Story 1: Sharing the sea in Scotland

An economic assessment of short-term options for offshore wind energy in Scottish Territorial Waters noted that all OWF sites suitable for short-term development are entirely or partially situated within spawning or nursery grounds for one or more of the commercial species. This conflict is more relevant in the East coast of Scotland, which is more developed and sea use more intensive than in the West. Consented and proposed offshore wind farms are also found mainly on the East coast. Figure 4 presents examples of the overlap of the two sectors in this area. This is an example of a spatial conflict rather than a general conflict: A 2012 survey found general attitudes of Scottish fishers to offshore wind farming to be neutral or positive

Offshore wind farm developments are a particular challenge for smaller vessels that normally operate close to coast. Impeded by the availability of capital, licenses and quota, fishers whose profit depends on areas designated for potential offshore wind farm development may not be able to operate profitably during and after construction of a wind farm.

Ambitious renewable energy targets led to ten of the offshore wind areas in Scottish Territorial Waters to be allocated zones in 2009. This was before an independent Strategic Environmental Assessment (SEA) was conducted to identify whether the sites are generally suitable. At the time, Scottish LINK (2010), a forum made up of 35 Scottish voluntary environment organisations, recommended to implement a strategy-led consenting process, including the application of Adaptive Management and a Monitor and Deploy Policy, in order to secure benefits to all interests involved.

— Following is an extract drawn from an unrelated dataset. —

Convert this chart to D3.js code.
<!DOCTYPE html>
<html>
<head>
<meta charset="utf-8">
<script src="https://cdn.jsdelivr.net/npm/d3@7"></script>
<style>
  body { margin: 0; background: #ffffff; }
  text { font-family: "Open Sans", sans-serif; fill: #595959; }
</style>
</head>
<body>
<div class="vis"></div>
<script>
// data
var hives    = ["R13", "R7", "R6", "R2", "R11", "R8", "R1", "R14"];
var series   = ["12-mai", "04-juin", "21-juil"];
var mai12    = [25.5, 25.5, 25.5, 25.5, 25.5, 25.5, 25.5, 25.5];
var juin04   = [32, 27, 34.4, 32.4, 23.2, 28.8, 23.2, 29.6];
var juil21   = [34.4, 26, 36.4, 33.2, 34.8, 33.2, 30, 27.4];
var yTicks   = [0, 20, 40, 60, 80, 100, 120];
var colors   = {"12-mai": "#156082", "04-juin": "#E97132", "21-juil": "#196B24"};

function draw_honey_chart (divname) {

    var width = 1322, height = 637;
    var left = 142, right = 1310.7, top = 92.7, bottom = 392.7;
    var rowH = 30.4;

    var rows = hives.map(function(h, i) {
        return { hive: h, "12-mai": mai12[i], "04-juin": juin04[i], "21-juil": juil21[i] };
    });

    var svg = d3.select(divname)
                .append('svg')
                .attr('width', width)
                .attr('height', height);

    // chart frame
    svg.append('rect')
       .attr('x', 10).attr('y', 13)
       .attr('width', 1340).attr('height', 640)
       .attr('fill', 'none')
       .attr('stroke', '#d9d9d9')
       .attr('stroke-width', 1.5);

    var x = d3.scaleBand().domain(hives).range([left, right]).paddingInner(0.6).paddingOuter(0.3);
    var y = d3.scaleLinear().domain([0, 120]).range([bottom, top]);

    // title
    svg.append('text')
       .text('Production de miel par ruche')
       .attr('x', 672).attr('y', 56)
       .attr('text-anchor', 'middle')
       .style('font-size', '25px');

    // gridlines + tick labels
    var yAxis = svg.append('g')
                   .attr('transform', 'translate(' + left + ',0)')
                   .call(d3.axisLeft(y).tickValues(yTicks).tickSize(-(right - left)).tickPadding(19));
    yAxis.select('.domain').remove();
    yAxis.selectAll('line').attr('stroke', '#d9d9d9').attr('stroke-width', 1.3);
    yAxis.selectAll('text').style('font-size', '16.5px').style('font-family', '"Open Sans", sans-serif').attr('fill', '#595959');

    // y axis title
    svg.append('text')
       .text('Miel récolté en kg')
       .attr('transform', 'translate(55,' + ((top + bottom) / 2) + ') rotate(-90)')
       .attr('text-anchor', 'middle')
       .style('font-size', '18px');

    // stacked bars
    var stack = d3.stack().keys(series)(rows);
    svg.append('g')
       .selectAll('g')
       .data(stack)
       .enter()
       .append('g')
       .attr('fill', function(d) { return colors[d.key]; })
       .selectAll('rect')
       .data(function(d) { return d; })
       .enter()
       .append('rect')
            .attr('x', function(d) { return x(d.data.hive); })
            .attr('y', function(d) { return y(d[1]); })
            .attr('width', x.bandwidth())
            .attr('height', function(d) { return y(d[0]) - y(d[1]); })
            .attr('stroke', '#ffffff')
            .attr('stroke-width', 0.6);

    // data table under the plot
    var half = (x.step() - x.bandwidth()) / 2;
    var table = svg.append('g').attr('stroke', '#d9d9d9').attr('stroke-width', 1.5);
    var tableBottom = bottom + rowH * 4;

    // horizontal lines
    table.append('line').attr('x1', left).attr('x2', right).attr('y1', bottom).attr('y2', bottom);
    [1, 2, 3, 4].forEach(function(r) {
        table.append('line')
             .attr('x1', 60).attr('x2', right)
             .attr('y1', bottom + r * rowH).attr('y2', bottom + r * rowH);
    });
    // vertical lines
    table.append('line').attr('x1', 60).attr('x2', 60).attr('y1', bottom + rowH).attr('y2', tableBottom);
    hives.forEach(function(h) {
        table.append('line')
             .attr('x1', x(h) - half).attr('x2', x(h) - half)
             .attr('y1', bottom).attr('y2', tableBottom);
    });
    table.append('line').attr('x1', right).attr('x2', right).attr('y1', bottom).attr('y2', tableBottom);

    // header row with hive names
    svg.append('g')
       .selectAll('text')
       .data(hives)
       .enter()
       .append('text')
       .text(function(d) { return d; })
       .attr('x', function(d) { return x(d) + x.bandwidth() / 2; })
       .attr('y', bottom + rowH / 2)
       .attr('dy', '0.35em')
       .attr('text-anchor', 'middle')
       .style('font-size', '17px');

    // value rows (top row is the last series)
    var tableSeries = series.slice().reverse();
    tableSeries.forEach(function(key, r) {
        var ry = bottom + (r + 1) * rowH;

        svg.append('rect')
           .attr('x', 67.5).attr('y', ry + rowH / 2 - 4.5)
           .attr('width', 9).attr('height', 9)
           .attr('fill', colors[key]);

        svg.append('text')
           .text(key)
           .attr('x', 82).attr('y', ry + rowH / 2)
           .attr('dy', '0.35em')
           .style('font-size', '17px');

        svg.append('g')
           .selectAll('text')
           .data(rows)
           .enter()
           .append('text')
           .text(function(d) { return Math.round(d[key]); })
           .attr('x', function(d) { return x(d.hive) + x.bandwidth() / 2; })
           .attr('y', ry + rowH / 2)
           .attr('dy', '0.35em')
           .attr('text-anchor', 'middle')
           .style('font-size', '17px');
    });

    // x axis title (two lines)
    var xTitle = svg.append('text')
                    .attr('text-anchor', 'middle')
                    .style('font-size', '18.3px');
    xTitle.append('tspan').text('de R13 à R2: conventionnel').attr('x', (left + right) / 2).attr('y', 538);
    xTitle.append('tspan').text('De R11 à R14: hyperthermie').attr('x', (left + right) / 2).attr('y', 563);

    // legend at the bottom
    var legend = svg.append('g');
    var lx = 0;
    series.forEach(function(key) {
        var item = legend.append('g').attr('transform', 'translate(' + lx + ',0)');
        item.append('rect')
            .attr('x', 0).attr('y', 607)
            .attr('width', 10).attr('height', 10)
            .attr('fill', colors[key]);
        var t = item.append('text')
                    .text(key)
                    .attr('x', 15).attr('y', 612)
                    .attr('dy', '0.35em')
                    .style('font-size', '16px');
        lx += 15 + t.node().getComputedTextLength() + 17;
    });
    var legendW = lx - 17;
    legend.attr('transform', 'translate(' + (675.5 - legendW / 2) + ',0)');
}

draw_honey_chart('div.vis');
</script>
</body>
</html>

While comprehensive integrated planning has since been put in place, the conflict is to a certain extent still ongoing, reflecting the specificities of each potential OWF development project. In just the latest example, Scottish trawling fishers operating in the Moray Firth are at risk of being displaced by a development of a new offshore wind farm. Scottish and Southern Energy (SSE) are building 84 turbines about eight miles east from Caithness as part of the £2.6 billion Beatrice development. Fishers face financial losses unless they move into offshore areas, but there they would be in more competition with other larger fishing boats. They are worried about the lack of compensation for lost earnings. 

To solve the problem, the developer has been continuing to liaise with the fishermen who work in and around the wind farm and export cable route construction areas to reach agreements on cooperation that are fair to both sides.